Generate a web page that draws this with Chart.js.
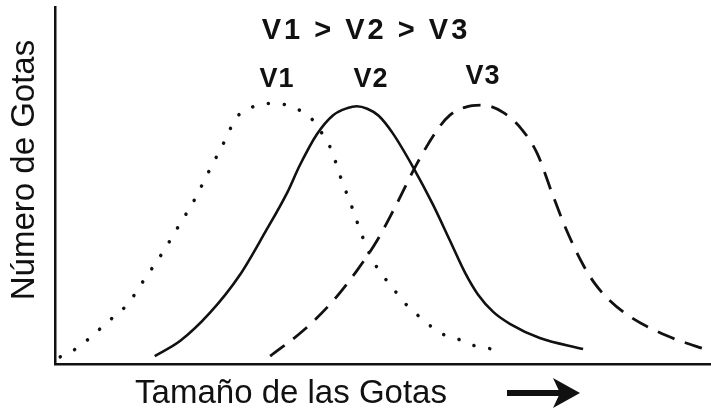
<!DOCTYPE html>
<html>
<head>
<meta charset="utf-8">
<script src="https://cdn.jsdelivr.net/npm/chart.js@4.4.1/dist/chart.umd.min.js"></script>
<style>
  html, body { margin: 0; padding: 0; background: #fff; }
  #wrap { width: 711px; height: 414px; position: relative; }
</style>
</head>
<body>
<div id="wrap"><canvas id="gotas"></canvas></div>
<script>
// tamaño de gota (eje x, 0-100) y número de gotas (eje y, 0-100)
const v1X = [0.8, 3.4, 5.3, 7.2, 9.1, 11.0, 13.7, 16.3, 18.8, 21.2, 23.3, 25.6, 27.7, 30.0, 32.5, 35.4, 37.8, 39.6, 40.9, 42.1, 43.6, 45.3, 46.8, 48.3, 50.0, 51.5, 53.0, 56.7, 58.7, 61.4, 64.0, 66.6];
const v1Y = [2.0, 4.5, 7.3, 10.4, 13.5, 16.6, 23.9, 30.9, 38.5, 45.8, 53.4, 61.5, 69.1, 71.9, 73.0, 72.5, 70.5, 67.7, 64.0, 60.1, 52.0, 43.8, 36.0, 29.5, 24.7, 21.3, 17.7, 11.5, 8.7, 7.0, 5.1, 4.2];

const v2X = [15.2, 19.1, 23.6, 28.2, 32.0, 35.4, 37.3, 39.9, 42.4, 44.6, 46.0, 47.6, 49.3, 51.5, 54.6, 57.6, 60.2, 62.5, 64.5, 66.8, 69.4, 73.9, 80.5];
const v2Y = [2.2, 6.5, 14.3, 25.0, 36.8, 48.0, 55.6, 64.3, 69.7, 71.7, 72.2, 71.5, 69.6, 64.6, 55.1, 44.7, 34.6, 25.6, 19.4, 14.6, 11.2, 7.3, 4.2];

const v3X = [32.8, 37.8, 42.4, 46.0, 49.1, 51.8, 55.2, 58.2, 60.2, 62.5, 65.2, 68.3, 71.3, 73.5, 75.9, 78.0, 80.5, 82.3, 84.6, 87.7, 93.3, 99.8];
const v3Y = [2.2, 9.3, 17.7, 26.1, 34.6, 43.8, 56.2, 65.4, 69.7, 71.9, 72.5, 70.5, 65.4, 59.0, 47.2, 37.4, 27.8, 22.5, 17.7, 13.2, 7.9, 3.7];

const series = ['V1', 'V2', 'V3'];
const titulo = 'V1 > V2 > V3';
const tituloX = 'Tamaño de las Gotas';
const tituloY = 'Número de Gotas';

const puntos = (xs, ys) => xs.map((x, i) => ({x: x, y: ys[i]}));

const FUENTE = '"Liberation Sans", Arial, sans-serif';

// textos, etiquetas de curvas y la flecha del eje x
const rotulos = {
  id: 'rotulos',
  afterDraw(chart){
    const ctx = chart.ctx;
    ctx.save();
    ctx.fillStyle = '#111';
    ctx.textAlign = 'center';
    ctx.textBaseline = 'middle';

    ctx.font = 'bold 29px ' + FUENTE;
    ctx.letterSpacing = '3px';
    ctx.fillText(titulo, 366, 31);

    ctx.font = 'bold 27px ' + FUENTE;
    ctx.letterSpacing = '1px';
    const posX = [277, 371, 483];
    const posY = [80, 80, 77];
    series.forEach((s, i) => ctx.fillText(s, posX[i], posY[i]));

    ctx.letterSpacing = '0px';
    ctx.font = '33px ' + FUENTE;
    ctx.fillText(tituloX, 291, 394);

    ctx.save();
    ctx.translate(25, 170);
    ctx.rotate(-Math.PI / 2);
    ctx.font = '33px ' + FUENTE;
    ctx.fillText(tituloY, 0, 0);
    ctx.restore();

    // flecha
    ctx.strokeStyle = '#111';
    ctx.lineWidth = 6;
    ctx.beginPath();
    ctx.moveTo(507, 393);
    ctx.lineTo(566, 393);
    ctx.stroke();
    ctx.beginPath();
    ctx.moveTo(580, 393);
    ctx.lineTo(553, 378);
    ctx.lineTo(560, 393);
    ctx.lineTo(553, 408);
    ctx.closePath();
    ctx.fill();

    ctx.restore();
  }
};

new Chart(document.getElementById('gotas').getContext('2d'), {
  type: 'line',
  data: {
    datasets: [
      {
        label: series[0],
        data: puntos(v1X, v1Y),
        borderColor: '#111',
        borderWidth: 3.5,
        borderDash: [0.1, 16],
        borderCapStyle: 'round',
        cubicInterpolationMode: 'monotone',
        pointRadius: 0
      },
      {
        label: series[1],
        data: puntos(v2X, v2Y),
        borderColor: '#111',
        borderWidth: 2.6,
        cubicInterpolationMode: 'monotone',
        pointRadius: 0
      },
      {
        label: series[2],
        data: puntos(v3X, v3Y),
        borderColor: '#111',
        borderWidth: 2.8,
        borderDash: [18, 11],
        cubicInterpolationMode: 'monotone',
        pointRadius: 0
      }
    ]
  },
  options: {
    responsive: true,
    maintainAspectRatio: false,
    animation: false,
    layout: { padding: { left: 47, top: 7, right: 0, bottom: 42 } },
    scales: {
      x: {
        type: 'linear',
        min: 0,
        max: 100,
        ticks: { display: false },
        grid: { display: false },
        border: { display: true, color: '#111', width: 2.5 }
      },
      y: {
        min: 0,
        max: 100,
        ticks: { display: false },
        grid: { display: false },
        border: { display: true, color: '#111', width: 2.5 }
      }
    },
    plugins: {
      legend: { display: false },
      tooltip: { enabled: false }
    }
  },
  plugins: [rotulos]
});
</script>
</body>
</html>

++++++++++

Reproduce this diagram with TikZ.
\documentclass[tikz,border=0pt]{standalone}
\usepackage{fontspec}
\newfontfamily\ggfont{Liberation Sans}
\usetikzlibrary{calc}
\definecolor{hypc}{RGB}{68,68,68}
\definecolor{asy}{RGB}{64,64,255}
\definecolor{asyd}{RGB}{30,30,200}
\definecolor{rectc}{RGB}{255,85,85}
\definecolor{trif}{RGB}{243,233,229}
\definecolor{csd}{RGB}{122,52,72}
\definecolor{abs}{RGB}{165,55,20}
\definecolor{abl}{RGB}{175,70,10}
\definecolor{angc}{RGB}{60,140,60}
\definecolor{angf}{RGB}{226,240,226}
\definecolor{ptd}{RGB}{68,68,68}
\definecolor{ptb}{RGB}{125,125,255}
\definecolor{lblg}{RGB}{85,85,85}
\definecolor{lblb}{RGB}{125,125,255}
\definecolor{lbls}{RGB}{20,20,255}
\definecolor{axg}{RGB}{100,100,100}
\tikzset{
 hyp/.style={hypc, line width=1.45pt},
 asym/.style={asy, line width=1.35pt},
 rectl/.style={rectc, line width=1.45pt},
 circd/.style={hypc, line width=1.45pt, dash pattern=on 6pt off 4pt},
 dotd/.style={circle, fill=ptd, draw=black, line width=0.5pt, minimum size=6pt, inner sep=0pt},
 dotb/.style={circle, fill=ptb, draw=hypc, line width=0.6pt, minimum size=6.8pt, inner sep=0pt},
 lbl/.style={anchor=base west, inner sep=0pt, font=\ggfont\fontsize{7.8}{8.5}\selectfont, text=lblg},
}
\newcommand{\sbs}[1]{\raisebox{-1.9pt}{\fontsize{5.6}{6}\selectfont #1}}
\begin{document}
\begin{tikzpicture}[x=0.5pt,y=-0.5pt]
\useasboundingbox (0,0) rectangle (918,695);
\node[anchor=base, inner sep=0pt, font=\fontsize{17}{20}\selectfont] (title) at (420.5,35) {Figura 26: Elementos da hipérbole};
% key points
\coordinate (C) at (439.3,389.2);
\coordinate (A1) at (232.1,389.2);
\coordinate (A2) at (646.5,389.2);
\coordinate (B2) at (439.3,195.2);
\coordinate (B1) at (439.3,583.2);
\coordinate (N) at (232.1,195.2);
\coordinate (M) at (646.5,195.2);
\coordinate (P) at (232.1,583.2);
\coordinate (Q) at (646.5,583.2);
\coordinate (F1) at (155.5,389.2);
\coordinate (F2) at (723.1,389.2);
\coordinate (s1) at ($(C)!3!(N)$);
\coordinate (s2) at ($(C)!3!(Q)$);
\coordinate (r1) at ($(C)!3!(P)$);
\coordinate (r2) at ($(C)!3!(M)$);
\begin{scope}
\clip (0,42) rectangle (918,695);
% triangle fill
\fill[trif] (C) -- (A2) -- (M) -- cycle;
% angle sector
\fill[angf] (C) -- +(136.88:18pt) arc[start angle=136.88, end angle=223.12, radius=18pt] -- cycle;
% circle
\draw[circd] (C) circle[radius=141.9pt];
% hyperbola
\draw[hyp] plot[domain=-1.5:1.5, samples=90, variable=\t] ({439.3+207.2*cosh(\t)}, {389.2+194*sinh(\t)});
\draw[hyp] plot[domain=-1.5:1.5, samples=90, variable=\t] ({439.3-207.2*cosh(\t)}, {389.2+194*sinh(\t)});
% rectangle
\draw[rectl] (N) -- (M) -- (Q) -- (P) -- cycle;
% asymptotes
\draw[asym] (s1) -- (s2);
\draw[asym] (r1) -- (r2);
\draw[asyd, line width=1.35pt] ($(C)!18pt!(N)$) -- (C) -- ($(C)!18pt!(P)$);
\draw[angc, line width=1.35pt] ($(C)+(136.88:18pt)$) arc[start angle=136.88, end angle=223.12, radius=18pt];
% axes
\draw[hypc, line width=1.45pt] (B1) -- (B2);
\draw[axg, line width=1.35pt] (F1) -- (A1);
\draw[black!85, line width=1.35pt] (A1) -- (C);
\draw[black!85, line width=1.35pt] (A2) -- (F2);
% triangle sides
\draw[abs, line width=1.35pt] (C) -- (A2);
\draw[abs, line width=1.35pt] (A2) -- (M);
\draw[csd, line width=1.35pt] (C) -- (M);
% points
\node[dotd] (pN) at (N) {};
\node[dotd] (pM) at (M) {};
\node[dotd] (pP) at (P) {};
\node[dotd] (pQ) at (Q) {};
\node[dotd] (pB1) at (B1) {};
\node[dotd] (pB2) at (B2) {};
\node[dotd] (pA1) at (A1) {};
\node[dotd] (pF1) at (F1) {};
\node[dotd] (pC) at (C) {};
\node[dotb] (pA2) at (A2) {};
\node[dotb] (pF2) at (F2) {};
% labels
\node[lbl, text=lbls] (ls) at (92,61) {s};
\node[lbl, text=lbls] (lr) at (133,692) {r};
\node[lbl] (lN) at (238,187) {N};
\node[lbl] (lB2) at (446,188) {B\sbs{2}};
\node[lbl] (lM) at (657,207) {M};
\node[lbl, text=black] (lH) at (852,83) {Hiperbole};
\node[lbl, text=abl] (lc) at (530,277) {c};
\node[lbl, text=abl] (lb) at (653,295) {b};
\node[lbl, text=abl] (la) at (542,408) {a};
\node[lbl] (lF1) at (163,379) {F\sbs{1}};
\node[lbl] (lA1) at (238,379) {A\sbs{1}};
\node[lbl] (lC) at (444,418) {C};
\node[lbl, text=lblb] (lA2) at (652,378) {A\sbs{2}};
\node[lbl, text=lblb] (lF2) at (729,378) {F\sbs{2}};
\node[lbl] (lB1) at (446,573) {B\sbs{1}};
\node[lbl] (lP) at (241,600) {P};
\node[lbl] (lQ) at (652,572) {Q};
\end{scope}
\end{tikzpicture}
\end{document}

++++++++++

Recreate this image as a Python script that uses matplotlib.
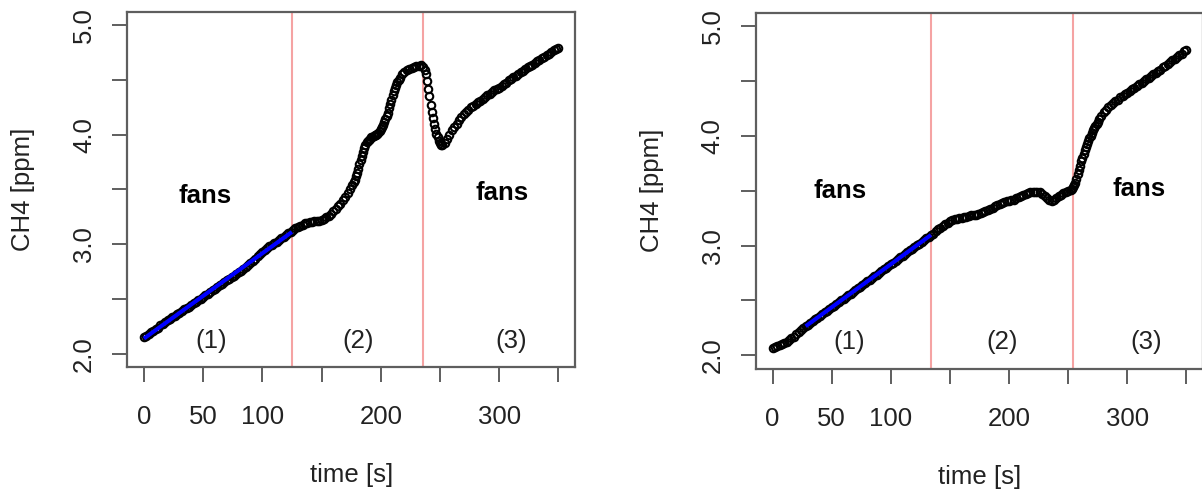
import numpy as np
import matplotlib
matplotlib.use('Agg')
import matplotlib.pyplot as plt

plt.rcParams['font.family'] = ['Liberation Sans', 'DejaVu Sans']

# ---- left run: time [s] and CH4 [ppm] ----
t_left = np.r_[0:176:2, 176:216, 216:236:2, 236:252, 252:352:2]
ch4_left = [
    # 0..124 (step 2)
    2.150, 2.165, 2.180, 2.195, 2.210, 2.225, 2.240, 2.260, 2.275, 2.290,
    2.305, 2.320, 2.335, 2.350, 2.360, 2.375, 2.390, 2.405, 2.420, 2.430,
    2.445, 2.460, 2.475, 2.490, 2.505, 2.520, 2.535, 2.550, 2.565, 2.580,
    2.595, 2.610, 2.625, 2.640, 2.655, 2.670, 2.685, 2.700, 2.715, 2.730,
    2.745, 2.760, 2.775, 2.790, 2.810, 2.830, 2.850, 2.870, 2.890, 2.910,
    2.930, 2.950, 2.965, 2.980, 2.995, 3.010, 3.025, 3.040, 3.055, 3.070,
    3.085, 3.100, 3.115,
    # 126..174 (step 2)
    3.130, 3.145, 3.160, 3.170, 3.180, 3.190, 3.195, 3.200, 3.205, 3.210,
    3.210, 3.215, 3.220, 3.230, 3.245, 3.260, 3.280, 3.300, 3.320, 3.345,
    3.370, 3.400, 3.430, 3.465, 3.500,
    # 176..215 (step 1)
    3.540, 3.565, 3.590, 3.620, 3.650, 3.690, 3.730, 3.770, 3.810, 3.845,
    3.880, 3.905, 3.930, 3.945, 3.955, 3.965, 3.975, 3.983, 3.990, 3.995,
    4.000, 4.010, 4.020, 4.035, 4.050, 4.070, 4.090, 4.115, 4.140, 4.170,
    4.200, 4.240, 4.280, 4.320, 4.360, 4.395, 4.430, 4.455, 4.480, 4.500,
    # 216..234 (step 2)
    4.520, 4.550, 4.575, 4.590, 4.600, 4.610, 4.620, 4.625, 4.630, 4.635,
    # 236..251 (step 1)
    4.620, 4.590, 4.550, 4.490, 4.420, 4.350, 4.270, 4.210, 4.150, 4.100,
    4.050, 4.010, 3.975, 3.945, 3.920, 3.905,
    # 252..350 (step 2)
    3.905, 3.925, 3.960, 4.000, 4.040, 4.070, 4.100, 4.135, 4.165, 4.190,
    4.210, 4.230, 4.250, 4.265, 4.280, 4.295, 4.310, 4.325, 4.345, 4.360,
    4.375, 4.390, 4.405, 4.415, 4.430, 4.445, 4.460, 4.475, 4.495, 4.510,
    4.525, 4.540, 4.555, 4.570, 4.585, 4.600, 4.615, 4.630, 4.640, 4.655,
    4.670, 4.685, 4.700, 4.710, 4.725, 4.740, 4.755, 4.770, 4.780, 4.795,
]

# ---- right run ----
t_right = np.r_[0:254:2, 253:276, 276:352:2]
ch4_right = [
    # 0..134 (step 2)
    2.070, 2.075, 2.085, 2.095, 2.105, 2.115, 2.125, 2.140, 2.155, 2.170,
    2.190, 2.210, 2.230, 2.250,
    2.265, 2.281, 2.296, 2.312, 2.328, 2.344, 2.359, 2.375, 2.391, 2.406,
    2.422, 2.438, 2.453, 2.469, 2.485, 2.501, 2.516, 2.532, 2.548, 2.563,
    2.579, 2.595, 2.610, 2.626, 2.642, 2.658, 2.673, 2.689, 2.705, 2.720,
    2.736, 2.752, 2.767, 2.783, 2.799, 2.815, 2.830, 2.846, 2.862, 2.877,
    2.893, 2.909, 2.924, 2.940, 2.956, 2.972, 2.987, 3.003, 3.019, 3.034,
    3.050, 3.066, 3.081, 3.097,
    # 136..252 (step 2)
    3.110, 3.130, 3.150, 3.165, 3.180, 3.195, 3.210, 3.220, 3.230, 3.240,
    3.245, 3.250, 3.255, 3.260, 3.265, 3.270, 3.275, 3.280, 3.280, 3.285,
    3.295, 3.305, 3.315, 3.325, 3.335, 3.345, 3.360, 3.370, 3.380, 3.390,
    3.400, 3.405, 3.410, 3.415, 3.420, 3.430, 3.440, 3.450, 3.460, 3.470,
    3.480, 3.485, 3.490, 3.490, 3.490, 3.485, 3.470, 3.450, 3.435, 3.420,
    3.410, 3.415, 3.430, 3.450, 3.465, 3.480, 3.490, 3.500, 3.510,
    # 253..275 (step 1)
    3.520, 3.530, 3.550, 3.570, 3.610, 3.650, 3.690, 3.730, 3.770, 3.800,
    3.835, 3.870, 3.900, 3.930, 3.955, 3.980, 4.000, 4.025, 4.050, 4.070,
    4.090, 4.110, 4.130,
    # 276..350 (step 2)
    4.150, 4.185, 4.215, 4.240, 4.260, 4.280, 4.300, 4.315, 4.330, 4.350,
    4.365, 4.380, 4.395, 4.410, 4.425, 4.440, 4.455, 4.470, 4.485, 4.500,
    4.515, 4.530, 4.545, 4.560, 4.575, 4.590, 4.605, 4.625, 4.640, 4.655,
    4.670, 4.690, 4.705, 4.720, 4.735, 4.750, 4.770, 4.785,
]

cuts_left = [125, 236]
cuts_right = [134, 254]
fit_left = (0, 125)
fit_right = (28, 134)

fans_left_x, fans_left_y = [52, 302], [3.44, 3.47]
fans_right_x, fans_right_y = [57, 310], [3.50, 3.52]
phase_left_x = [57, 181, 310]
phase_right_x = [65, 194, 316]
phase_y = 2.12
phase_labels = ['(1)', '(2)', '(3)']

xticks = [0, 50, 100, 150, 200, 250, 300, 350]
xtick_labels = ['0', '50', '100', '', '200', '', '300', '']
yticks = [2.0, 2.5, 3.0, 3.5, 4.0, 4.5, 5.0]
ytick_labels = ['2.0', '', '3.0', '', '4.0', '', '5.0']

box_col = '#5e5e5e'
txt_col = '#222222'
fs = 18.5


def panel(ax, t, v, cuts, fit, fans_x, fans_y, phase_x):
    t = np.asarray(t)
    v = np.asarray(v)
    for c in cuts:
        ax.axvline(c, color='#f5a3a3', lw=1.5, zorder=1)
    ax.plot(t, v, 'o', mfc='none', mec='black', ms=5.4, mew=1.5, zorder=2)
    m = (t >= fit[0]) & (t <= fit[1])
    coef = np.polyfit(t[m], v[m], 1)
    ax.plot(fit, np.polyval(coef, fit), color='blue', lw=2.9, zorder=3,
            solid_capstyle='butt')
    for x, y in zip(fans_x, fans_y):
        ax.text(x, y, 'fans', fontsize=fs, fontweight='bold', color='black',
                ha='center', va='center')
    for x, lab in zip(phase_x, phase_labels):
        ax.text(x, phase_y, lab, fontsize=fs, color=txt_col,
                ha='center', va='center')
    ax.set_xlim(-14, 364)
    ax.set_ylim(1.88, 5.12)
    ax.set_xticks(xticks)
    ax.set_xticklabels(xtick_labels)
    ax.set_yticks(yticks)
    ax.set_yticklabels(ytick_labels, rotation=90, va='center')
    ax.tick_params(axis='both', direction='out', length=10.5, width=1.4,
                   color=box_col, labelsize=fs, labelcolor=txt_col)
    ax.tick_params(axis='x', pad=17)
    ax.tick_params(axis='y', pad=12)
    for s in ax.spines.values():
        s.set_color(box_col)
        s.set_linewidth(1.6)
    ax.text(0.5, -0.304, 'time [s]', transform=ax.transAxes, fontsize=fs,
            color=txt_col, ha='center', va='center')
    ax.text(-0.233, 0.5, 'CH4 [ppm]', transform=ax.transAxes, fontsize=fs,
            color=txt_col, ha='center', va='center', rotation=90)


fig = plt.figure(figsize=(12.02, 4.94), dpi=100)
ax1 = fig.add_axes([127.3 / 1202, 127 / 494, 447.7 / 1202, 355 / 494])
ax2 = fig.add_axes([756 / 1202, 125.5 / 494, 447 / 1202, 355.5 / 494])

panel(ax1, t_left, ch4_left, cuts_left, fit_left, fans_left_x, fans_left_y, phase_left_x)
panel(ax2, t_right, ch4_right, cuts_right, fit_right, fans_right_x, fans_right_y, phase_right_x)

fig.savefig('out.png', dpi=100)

++++++++++

#### Exercise description
Using the data above, print only the lines starting at the one with "Generate a web" and ending at the one with "11.2, 7.3, 4.2];", exactly as they stand, minus the pictures.

#### Result of this exercise
Generate a web page that draws this with Chart.js.
<!DOCTYPE html>
<html>
<head>
<meta charset="utf-8">
<script src="https://cdn.jsdelivr.net/npm/chart.js@4.4.1/dist/chart.umd.min.js"></script>
<style>
  html, body { margin: 0; padding: 0; background: #fff; }
  #wrap { width: 711px; height: 414px; position: relative; }
</style>
</head>
<body>
<div id="wrap"><canvas id="gotas"></canvas></div>
<script>
// tamaño de gota (eje x, 0-100) y número de gotas (eje y, 0-100)
const v1X = [0.8, 3.4, 5.3, 7.2, 9.1, 11.0, 13.7, 16.3, 18.8, 21.2, 23.3, 25.6, 27.7, 30.0, 32.5, 35.4, 37.8, 39.6, 40.9, 42.1, 43.6, 45.3, 46.8, 48.3, 50.0, 51.5, 53.0, 56.7, 58.7, 61.4, 64.0, 66.6];
const v1Y = [2.0, 4.5, 7.3, 10.4, 13.5, 16.6, 23.9, 30.9, 38.5, 45.8, 53.4, 61.5, 69.1, 71.9, 73.0, 72.5, 70.5, 67.7, 64.0, 60.1, 52.0, 43.8, 36.0, 29.5, 24.7, 21.3, 17.7, 11.5, 8.7, 7.0, 5.1, 4.2];

const v2X = [15.2, 19.1, 23.6, 28.2, 32.0, 35.4, 37.3, 39.9, 42.4, 44.6, 46.0, 47.6, 49.3, 51.5, 54.6, 57.6, 60.2, 62.5, 64.5, 66.8, 69.4, 73.9, 80.5];
const v2Y = [2.2, 6.5, 14.3, 25.0, 36.8, 48.0, 55.6, 64.3, 69.7, 71.7, 72.2, 71.5, 69.6, 64.6, 55.1, 44.7, 34.6, 25.6, 19.4, 14.6, 11.2, 7.3, 4.2];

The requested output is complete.